On Monday, the SNB publishes sight deposit figures for March. A rise in sight deposits is generally a signal that the Bank is intervening to weaken the franc. That may not be too indicative of what the SNB is doing or is planning to do in April, as March’s CHF gains vs the USD were considerably more contained (around 2%), and EUR/CHF actually rallied on the back of German fiscal stimulus. But a market that is clearly minded to over-reward defensive alternatives to the dollar may read stable sight deposits as another reason to stay bullish on CHF.
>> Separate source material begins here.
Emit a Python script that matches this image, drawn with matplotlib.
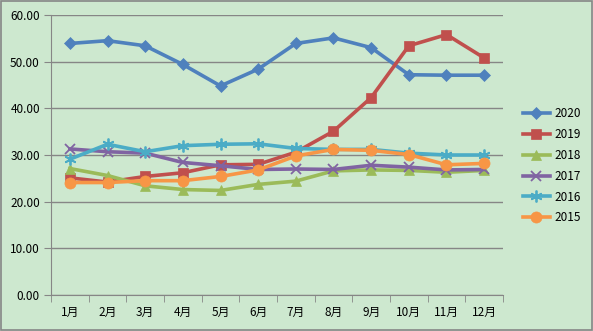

Unless the SNB does intervene to stop the rally or trade-related news turns the tide on the dollar, the risks remain on the downside for USD/CHF, which can test 0.800 before sustainably recovering.
Francesco Pesole
CEE: Region under pressure once again
Today's data in the CEE region will again provide a bit of a local story, but probably won't change anything on the global lead, just like yesterday. This morning saw the release of inflation data in Romania – the latest in the CEE region for March. Inflation ticked down slightly from 5.0% to 4.9% year-on-year, in line with market expectations. Later today, inflation expectations in Turkey for April will be released, the first numbers since the March sell-off in the Turkish lira market. And we will also see current account numbers across the region today.
Still, the CEE market remains fully in the grip of the global story, which late yesterday switched the region back into risk-off mode. Contrary to our expectations, the Hungarian forint, as the most global beta currency, got hit and lost all the gains from the previous day's rally. EUR/HUF is thus heading towards the key 410 level again, which may be tested again today if market sentiment does not turn again. In Poland, after the market refused to price in any rate cuts, the zloty also came under pressure, reversing most of its gains. The Czech koruna remains a defensive play, and we continue to maintain a bias to see PLN/CZK lower from current levels.